In definitiva, secondo la suprema Corte “rileva unicamente la causa reale del negozio e la regolamentazione degli interessi effettivamente perseguiti dai contraenti anche se mediante una pluralità di pattuizioni non contestuali” (cfr. Cassazione n. 17785/2017 e  n. 13580/2007). È compito del giudice, dunque, indagare sulla reale intenzione delle parti, desumibile dal risultato finale del negozio o dal collegamento dei diversi negozi giuridici posti in essere dai contraenti. .

PERCHÉ È IMPORTANTE:

Preme rimarcare che le sentenze commentate non escludono in assoluto la possibilità di riqualificare i contratti, potendo l’Amministrazione finanziaria sempre avvalersi della disposizione di cui all’art. 20 Tur, che per l’appunto accorda tale potere: in tali pronunce i giudici di merito hanno solo ritenuto non adeguatamente motivate tali riqualificazioni e quindi non sostenute in punto di fatto dagli elementi che la giurisprudenza quasi costante della Corte di Cassazione ha individuato come indici rivelatori dell’azienda.

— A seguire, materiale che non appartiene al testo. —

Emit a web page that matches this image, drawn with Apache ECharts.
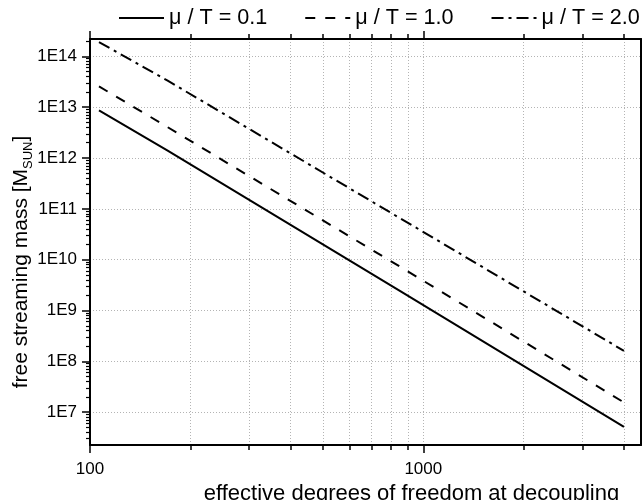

Ciò suggerisce quindi l’adozione di un comportamento prudente nella regolazione di tali contratti rammentando anche che la nuova versione dell’art. 20 Tur dopo le modifiche apportate dalla Legge di Bilancio 2018  (art. 1 comma 1084 Legge n 145/2018) ha solo circoscritto il modus operandi e certamente non annullato tout court l’esercizio della facoltà di interpretare gli atti ed i contratti secondo la reale intenzione dei contraenti.